Molly’s mother had always claimed that men telling jokes was a way of concealing that they couldn’t hold a real conversation, and she was probably right in this instance, as Molly had learned nothing personal about PC Stanley.

When they stopped outside Constance’s house PC Stanley said he would go and speak to her alone first. ‘Sarge said I should, as it will sort of oil the wheels if I tell her you were in real danger last night and assure her we don’t believe you stole anything. If she really can’t help you, it’s easier for her to tell me that without you there.’

Molly watched PC Stanley disappear into the house and hoped he wouldn’t try to tell Constance any terrible, unfunny jokes. She wasn’t happy about putting the old lady in a position where she’d feel obliged to help her. It wasn’t fair. Neither did she think she could bear to live in this terrible, grimy area for more than a couple of days.

PC Stanley came back to the doorway and beckoned for her to come in. Molly got out of the car with her suitcase and walked hesitantly towards the policeman.

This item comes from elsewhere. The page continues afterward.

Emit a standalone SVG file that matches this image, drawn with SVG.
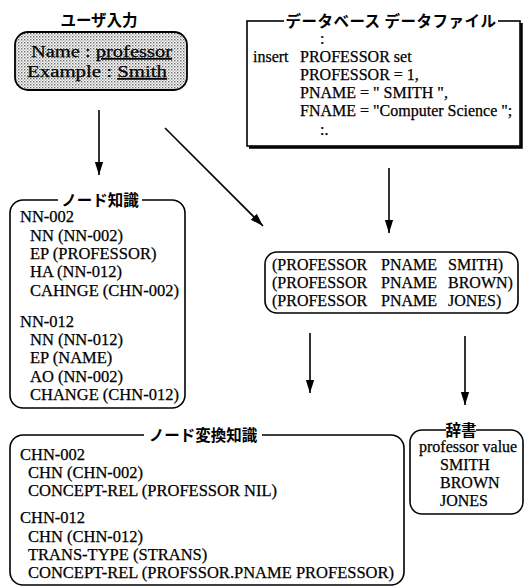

‘It’s okay. She’s happy to put you up,’ he said. ‘She said she likes you a lot and was shocked at what has happened to you. So go on in and I’ll go back to the station.’

Molly thanked him and asked him to thank the sergeant, too, for his kindness. Then, as the policeman drove away, she made her way in to see Constance.

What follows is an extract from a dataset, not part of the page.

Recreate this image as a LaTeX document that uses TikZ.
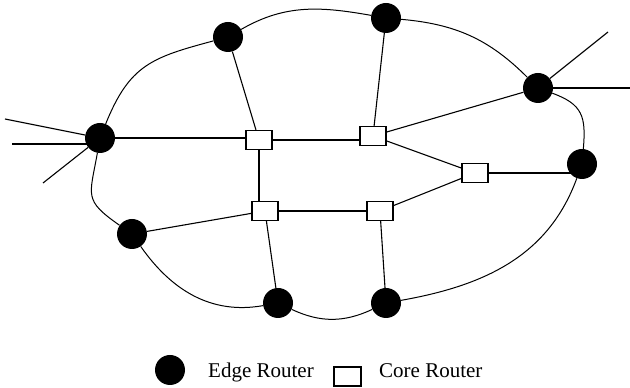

‘You poor love,’ the old lady said as soon as she saw Molly. ‘Come and sit down by the fire and tell me all about it.’

Constance was sitting by the fire in her wheelchair. She didn’t get out of it to hug her, she didn’t even hold out a reassuring hand, yet just the way she spoke it felt to Molly as if someone had just wrapped a warm, soft blanket around her. All at once she didn’t care how squalid Whitechapel was, or that she’d have to cope with no bathroom and an outside lavatory here. She felt safe and wanted.

All her other visits here had been on a different footing. She had been, to all intents and purposes, like a distant relative doing her duty in coming to see an old lady, staying just long enough to be polite, then leaving. Yet by one o’clock on Christmas morning, after wheeling Constance home in her wheelchair from the midnight service, Molly felt that fate had smiled on her. It wasn’t just a temporary place of refuge, somewhere she would want to leave as soon as she could. She felt that coming to the East End might actually be a really good thing for her.

All day, people had been dropping into Myrdle Street with food, offers of a shared Christmas dinner, to see if Constance needed any help, or just for a chat. These were nice people. They might be very poor, and often loud and coarse, but they had warm hearts.

Constance wasn’t bound to the wheelchair; she could walk well enough with a stick to get to the lavatory, to stand up to wash and dress herself and make a cup of tea. But she was frail and her neighbours clearly wanted to show how much they loved her by doing as much as possible for her.

They didn’t see Molly as some kind of interloper but as company for their friend, and when the story was told about her experiences the previous day, they were all in total sympathy with her. In fact, they were all impressed that she had got the better of the fat man in Greek Street.

Molly had spent the day not only meeting all the neighbours but decorating a small Christmas tree someone had brought round, helping wrap some toys for various small children Constance cared about, making up a narrow truckle bed for herself in the corner of the room and stowing her clothes away in a linen press.

Molly had always been involved with the church at home, not just going to services but singing in the choir and flower arranging, but she’d never been to a midnight service before. When Constance asked her to go with her, she agreed out of politeness, but she would rather have gone to bed. So it was a real surprise to find herself uplifted by the service. The carols, candles and flowers played a part, but it was more than that: she felt as if a burden had been taken from her shoulders and that whatever path she took after Christmas would be the right one.